Affected by the ongoing uncertainty of inflation and economic prospects, the University of Michigan's Consumer Sentiment Index in July once again fell to a six-month low. The survey indicates a 1-year inflation expectation of 2.9%.

Despite signs of easing price pressures, JPMorgan Chase CEO Jamie Dimon recently issued another warning. "We still face a multitude of inflationary factors ahead: massive fiscal deficits, infrastructure demands, trade reorganizations, and geopolitical risks. Therefore, inflation and interest rates may be higher than market expectations."

Several high-ranking Federal Reserve officials have also expressed their hope for further data to confirm that inflation has slowed down sufficiently to justify a rate cut. Federal Reserve Chairman Powell admitted the recent improvement trend in price pressures during his congressional testimony this month, but emphasized that he is not yet ready to declare that inflation has been defeated, stating that "more good data" will strengthen the rationale for a rate cut.

Institutions have identified numerous short-term price risk factors. First, automobile insurance costs have risen sharply over the past year, increasing by 20.3% year-on-year. Bankrate Senior Economic Analyst Mark Hamrick stated, "There are various reasons for this. These include an increase in claims, rising automobile repair costs, and more frequent extreme weather events that could potentially damage vehicles." He anticipates that these costs will not drop significantly in the near future.

Second is the factor of electricity costs, which may continue to rise for consumers as the hottest period of the year approaches. The latest forecasts from energy researchers show that from June to September this year, the average cost for American households to cool their homes is expected to reach $719, higher than the previous year's $661.
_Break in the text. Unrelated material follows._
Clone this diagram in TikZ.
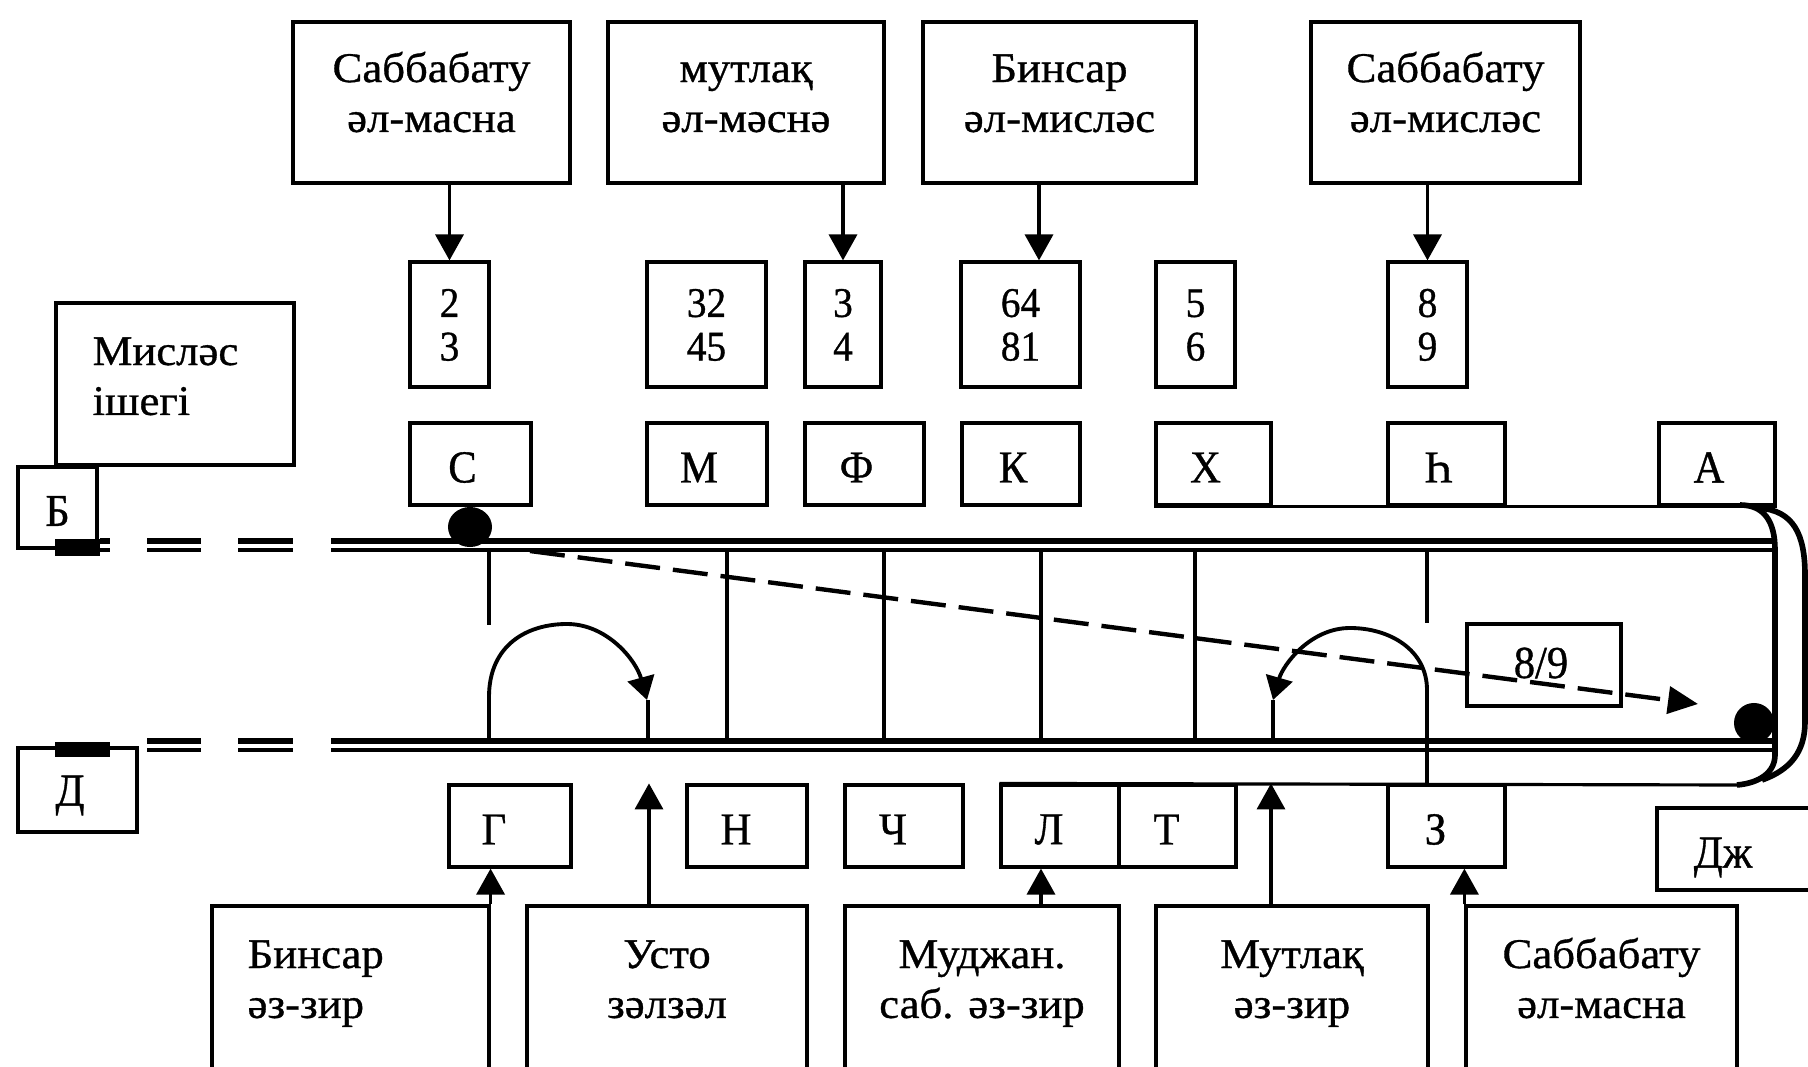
\documentclass[tikz,border=0pt]{standalone}
\usepackage{fontspec}
\setmainfont[FakeStretch=1.06,FakeBold=0.8]{Liberation Serif}
\newfontfamily\tallfont[FakeStretch=0.93,FakeBold=0.8]{Liberation Serif}
\usetikzlibrary{arrows.meta,calc}
% box node (drawn, no text) + its text node
\newcommand\bx[7][]{%
  \node[box,minimum width={(#5-#3)*0.01cm},minimum height={(#6-#4)*0.01cm}] (#2) at ({(#3+#5)/2},{(#4+#6)/2}) {};
  \node[txt,#1] (#2-t) at (#2.center) {#7};}
\begin{document}
\begin{tikzpicture}[x=0.01cm,y=-0.01cm,
  box/.style={draw,line width=0.9pt,inner sep=0pt},
  txt/.style={inner sep=0pt,align=center,font=\fontsize{12}{14.2}\selectfont},
  wordtop/.style={yshift=0.055cm},
  wordbot/.style={yshift=0.2cm},
  numtxt/.style={yshift=-0.055cm,font=\tallfont\fontsize{12}{12.4}\selectfont},
  lettxt/.style={yshift=-0.035cm,font=\tallfont\fontsize{13}{14}\selectfont},
  toplet/.style={lettxt,xshift=-0.08cm},
  botlet/.style={lettxt,xshift=-0.11cm},
  arr/.style={line width=1pt,-{Triangle[length=0.26cm,width=0.28cm]}},
  thinl/.style={line width=0.9pt},
  raila/.style={line width=1.45pt},
  railb/.style={line width=1.05pt},
  bracket/.style={line width=1.6pt},
]
\useasboundingbox (0,0) rectangle (1808,1067);

% top boxes
\bx[wordtop]{t1}{293}{22}{570}{183}{\strut Саббабату\\\strut әл-масна}
\bx[wordtop]{t2}{608}{22}{884}{183}{\strut мутлақ\\\strut әл-мәснә}
\bx[wordtop]{t3}{923}{22}{1196}{183}{\strut Бинсар\\\strut әл-мисләс}
\bx[wordtop]{t4}{1311}{22}{1580}{183}{\strut Саббабату\\\strut әл-мисләс}

% number boxes
\bx[numtxt]{n1}{410}{262}{489}{387}{\strut 2\\\strut 3}
\bx[numtxt]{n2}{647}{262}{766}{387}{\strut 32\\\strut 45}
\bx[numtxt]{n3}{805}{262}{881}{387}{\strut 3\\\strut 4}
\bx[numtxt]{n4}{961}{262}{1080}{387}{\strut 64\\\strut 81}
\bx[numtxt]{n5}{1156}{262}{1235}{387}{\strut 5\\\strut 6}
\bx[numtxt]{n6}{1388}{262}{1467}{387}{\strut 8\\\strut 9}

\draw[arr] (n1.north |- t1.south) -- (n1.north);
\draw[arr] (n3.north |- t2.south) -- (n3.north);
\draw[arr] ([xshift=0.185cm]n4.north |- t3.south) -- ([xshift=0.185cm]n4.north);
\draw[arr] (n6.north |- t4.south) -- (n6.north);

% left box
\bx[anchor=west,align=left,xshift=-0.83cm,yshift=0.04cm]{mis}{56}{303}{294}{465}{\strut Мисләс\\\strut ішегі}

% letter boxes (top row)
\bx[toplet]{C}{410}{423}{531}{505}{С}
\bx[toplet]{M}{647}{423}{767}{505}{М}
\bx[toplet]{F}{805}{423}{924}{505}{Ф}
\bx[toplet]{K}{962}{423}{1080}{505}{К}
\bx[toplet]{X}{1156}{423}{1271}{505}{Х}
\bx[toplet]{H}{1388}{423}{1505}{505}{Һ}
\bx[toplet]{A}{1659}{423}{1775}{505}{А}
\draw[thinl] (X.south west) -- (A.south east);

\bx[lettxt]{B}{18}{467}{97}{548}{Б}
\bx[lettxt,xshift=-0.075cm,yshift=-0.02cm]{D}{18}{748}{137}{832}{Д}

% rails
\fill (55,539) rectangle (100,556);
\fill (55,742) rectangle (110,757);
\foreach \a/\b in {100/110,147/201,238/293,331/1772}{
  \draw[raila] (\a,541) -- (\b,541);
  \draw[railb] (\a,550) -- (\b,550);}
\foreach \a/\b in {147/201,238/293,331/1772}{
  \draw[raila] (\a,741) -- (\b,741);
  \draw[railb] (\a,750) -- (\b,750);}

% verticals
\draw[thinl] (489,551) -- (489,625);
\foreach \xx in {727,884,1041,1195}{\draw[thinl] (\xx,551) -- (\xx,741);}
\draw[thinl] (1427,551) -- (1427,623);

% dots
\fill (470,527) ellipse [x radius=0.22cm, y radius=0.2cm];
\fill (1754,723) circle [radius=0.2cm];

% 8/9 box and dashed arrow
\coordinate (dS) at (530,551);
\coordinate (dE) at (1698,704);
\bx[font=\tallfont\fontsize{13}{14}\selectfont,yshift=0.02cm,xshift=-0.03cm]{r89}{1467}{624}{1621}{706}{8/9}
\draw[line width=1.25pt,dash pattern=on 0.35cm off 0.13cm,-{Triangle[length=0.3cm,width=0.27cm]}] (dS) -- (dE);

% arcs
\draw[line width=1.1pt,-{Triangle[length=0.23cm,width=0.27cm]}] (489,741) -- (489,697) .. controls (489,645) and (527,624) .. (567,624) .. controls (607,624) and (636,660) .. (647,700);
\draw[thinl] (648,700) -- (648,741);
\draw[line width=1.1pt,-{Triangle[length=0.23cm,width=0.27cm]}] (1427,785) -- (1427,690) .. controls (1427,650) and (1390,628) .. (1350,628) .. controls (1310,628) and (1283,665) .. (1273,700);
\draw[thinl] (1273,700) -- (1273,741);

% bracket
\coordinate (brT) at (1740,505);
\coordinate (brB) at (1737,785);
\draw[bracket] (brT) .. controls (1763,505) and (1775,520) .. (1775,550) -- (1775,755) .. controls (1775,772) and (1760,783) .. (brB);
\draw[bracket] (1758,508) .. controls (1794,510) and (1805,535) .. (1805,575) -- (1805,722) .. controls (1805,752) and (1790,770) .. (1762,780);

% bottom letter boxes
\bx[botlet,xshift=-0.05cm]{G}{449}{785}{571}{867}{Г}
\bx[botlet]{N}{687}{785}{807}{867}{Н}
\bx[botlet]{Ch}{845}{785}{963}{867}{Ч}
\bx[botlet]{L}{1001}{785}{1119}{867}{Л}
\bx[botlet]{T}{1119}{785}{1236}{867}{Т}
\bx[botlet]{Z}{1388}{785}{1505}{867}{З}
\bx[lettxt,xshift=-0.205cm,yshift=-0.05cm]{Dzh}{1657}{808}{1830}{890}{Дж}
\draw[thinl] (L.north west) -- (brB);

% bottom boxes (run past the lower edge of the page)
\bx[wordbot,anchor=west,align=left,xshift=-1.035cm]{b1}{212}{906}{489}{1100}{\strut Бинсар\\\strut әз-зир}
\bx[wordbot]{b2}{527}{906}{807}{1100}{\strut Усто\\\strut зәлзәл}
\bx[wordbot]{b3}{845}{906}{1119}{1100}{\strut Муджан.\\\strut саб. әз-зир}
\bx[wordbot]{b4}{1156}{906}{1428}{1100}{\strut Мутлақ\\\strut әз-зир}
\bx[wordbot]{b5}{1466}{906}{1737}{1100}{\strut Саббабату\\\strut әл-масна}

\draw[arr] (b1.north east) -- (b1.north east |- G.south);
\draw[arr] ([xshift=-0.18cm]b2.north) -- ([xshift=-0.18cm]b2.north |- N.north);
\draw[arr] ([xshift=-0.19cm]L.south |- b3.north) -- ([xshift=-0.19cm]L.south);
\draw[arr] ([xshift=-0.21cm]b4.north) -- ([xshift=-0.21cm]b4.north |- Z.north);
\draw[arr] (b5.north west) -- (b5.north west |- Z.south);
\end{tikzpicture}
\end{document}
Third, the cost of dining out has further exceeded the overall inflation rate. With the continuous rise in restaurant prices, some consumers are choosing to cut back on restaurant spending. Many businesses have already begun to feel these effects: McDonald's and Starbucks reported weak sales in the first quarter. Some chain stores have responded by lowering prices or offering new discounts. The University of Michigan's consumer survey includes an open-ended question asking consumers to assess their personal financial situation compared to a year ago, with about 20% of the responses mentioning food costs.

It is noteworthy that the Cleveland Fed's inflation model shows a slight rebound in the July PCE.

Oxford Economics Senior Economist Bob Schwartz previously told Yicai reporters that if the upcoming PCE is better than expected, the Federal Reserve will officially put the discussion of policy shifts on the agenda. However, he believes that this will not change the Federal Reserve's data-dependent path, and further rate cuts in the future will still depend on the performance of economic data. "The data ahead may be bumpy, and the Federal Reserve's policy trials are imminent."

Santander Capital Markets Chief Economist Stephen Stanley is concerned that recent inflation reports may have exaggerated the pace of inflation slowing down. The prices of some goods and services have experienced unusual declines. He believes this situation will not last long, and the Federal Reserve may experience another unwelcome data surprise, pushing the window for the first rate cut to November or later.